The jazz world's most peculiar inhabitant has made some of the most profound music that has served to recontruct both the borders of rock and jazz -- and our ideas of how music can evolve and be defined.

Annette Peacock was an anomaly to begin with. From the start of her career, the artist took a conceptualized approach to her music so extreme she was left marginalized on the outskirts of an otherwise thriving musical culture. It wasn't such a bad place to be as Peacock often took stock from an observational distance, pulling from the necessary influences of popular music that would help to ground her in the public's conscience and, yet, still allow her to indulge in the more personal explorations of her multi-layered art. One of the very first artists to experiment with the Moog, a groundbreaking piece of technology that helped to give birth to electronic music, the artist created soundscapes that were unheard of. True to her name, Peacock was an odd bird.

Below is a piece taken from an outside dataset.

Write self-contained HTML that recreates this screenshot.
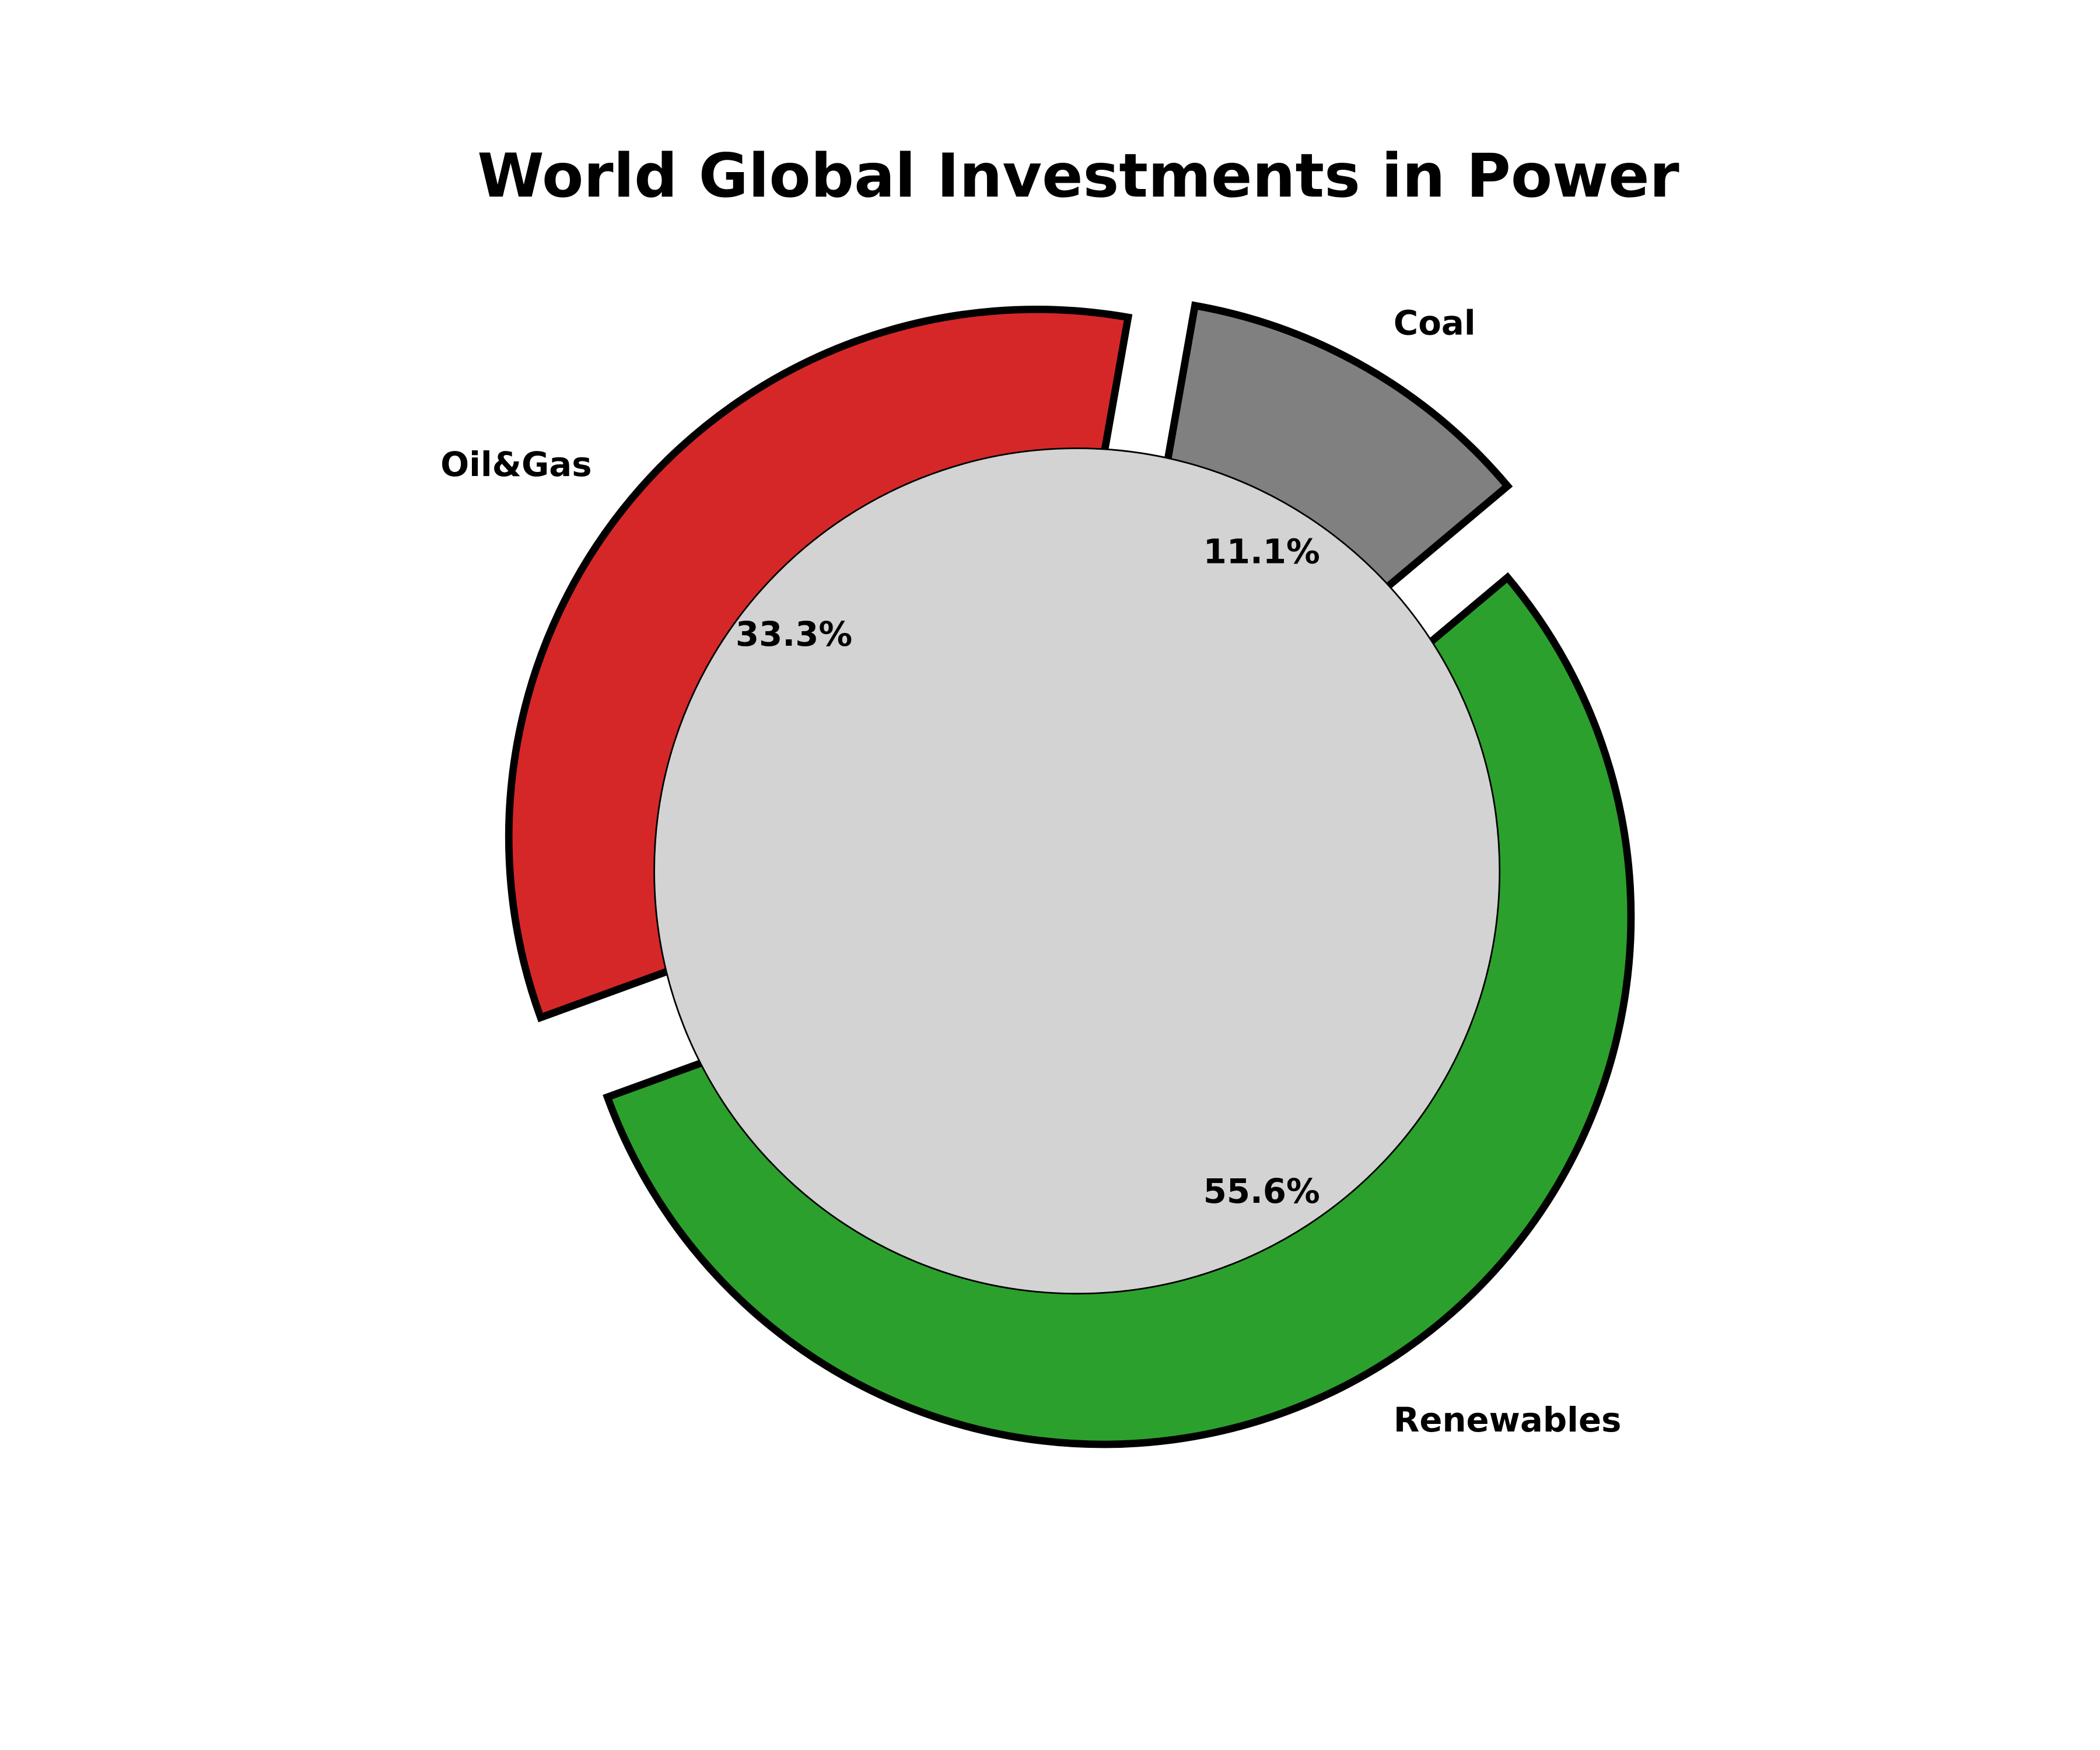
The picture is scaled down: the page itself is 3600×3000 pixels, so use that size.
<!DOCTYPE html>
<html><head><meta charset="utf-8"><style>
html,body{margin:0;padding:0;background:#fff;}
svg{display:block;}
text{font-family:"DejaVu Sans","Liberation Sans",sans-serif;font-weight:bold;fill:#000;}
</style></head><body>
<svg id="chart" width="3600" height="3000" viewBox="0 0 1560 1300" xmlns="http://www.w3.org/2000/svg">
<rect width="1560" height="1300" fill="#fff"/>
<text x="801" y="146" font-size="45" text-anchor="middle">World Global Investments in Power</text>
<g id="wedges"></g>
<circle cx="800" cy="647" r="314" fill="#d3d3d3" stroke="#000" stroke-width="1.2"/>
<g id="labels"></g>
</svg>
<script>
const categories = ["Coal", "Oil&Gas", "Renewables"];
const values = [1, 3, 5];
const colors = ["#808080", "#d62728", "#2ca02c"];
const explode = [0.1, 0.1, 0.1];

const CX = 800, CY = 647, R = 392, START = 40;
const NS = "http://www.w3.org/2000/svg";
const total = values.reduce((a, b) => a + b, 0);
function pt(cx, cy, r, deg) {
  const a = deg * Math.PI / 180;
  return [cx + r * Math.cos(a), cy - r * Math.sin(a)];
}
const wg = document.getElementById('wedges');
const lg = document.getElementById('labels');
let ang = START;
values.forEach((v, i) => {
  const span = v / total * 360;
  const a0 = ang, a1 = ang + span, mid = (a0 + a1) / 2;
  const [cx, cy] = pt(CX, CY, explode[i] * R, mid);
  const p0 = pt(cx, cy, R, a0), p1 = pt(cx, cy, R, a1);
  const large = span > 180 ? 1 : 0;
  const path = document.createElementNS(NS, 'path');
  path.setAttribute('d', `M${cx},${cy} L${p0[0]},${p0[1]} A${R},${R} 0 ${large} 0 ${p1[0]},${p1[1]} Z`);
  path.setAttribute('fill', colors[i]);
  path.setAttribute('stroke', '#000');
  path.setAttribute('stroke-width', '5.5');
  path.setAttribute('stroke-linejoin', 'miter');
  
  
  wg.appendChild(path);

  const lp = pt(cx, cy, R * 1.1, mid);
  const lab = document.createElementNS(NS, 'text');
  lab.setAttribute('x', lp[0]);
  lab.setAttribute('y', lp[1] + 9);
  lab.setAttribute('font-size', '25');
  lab.setAttribute('text-anchor', Math.cos(mid * Math.PI / 180) >= 0 ? 'start' : 'end');
  lab.textContent = categories[i];
  
  
  lg.appendChild(lab);

  const pp = pt(cx, cy, R * 0.6, mid);
  const pct = document.createElementNS(NS, 'text');
  pct.setAttribute('x', pp[0]);
  pct.setAttribute('y', pp[1] + 9);
  pct.setAttribute('font-size', '25');
  pct.setAttribute('text-anchor', 'middle');
  pct.textContent = (v / total * 100).toFixed(1) + '%';
  
  
  lg.appendChild(pct);
  ang = a1;
});
</script>
</body></html>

Her choice of musical expression was jazz and its open, improvisational nature would free her from the constrictive structure of the pop/rock format. Musically, Peacock aimed at both the feet and the heart in a bid to move the listeners with cosmic grooves whilst taking them on a surreal, emotional journey that would explore the concaves of poetic nuance.

Known mostly in jazz circles, Peacock has often sought inspiration outside the perimeters of jazz, borrowing from hip-hop, blues, electronica and rock in a constant effort to reconceptualize her art again and again with each passing generation. If Peacock is the first to arrive on the burgeoning scene of musical invention, then she is also the first to leave, never fully satisfied with merely championing newfound ground than she is in exploring musical horizons that lie just beyond the banks of our collective imagination.

From the blustery head-storm of I'm the One to the warm, sensuous pull of 31:31, Peacock's music is full of intrigue and mystery, each work revealing labyrinthine surprises that are as unnerving as they are erotic.

Sample this track, here, from her impressive 1982 release, Sky-skating, an album that expanded upon the artist’s love of electronic music and boldly explored musical terrain few artists at the time dared to go. The album’s title-track is an airy affair of cool, billowing atmosphere and clever wordplay. In the farthest reaches of the song you can hear the faint murmurs of jazz as the electronic elements take centre stage.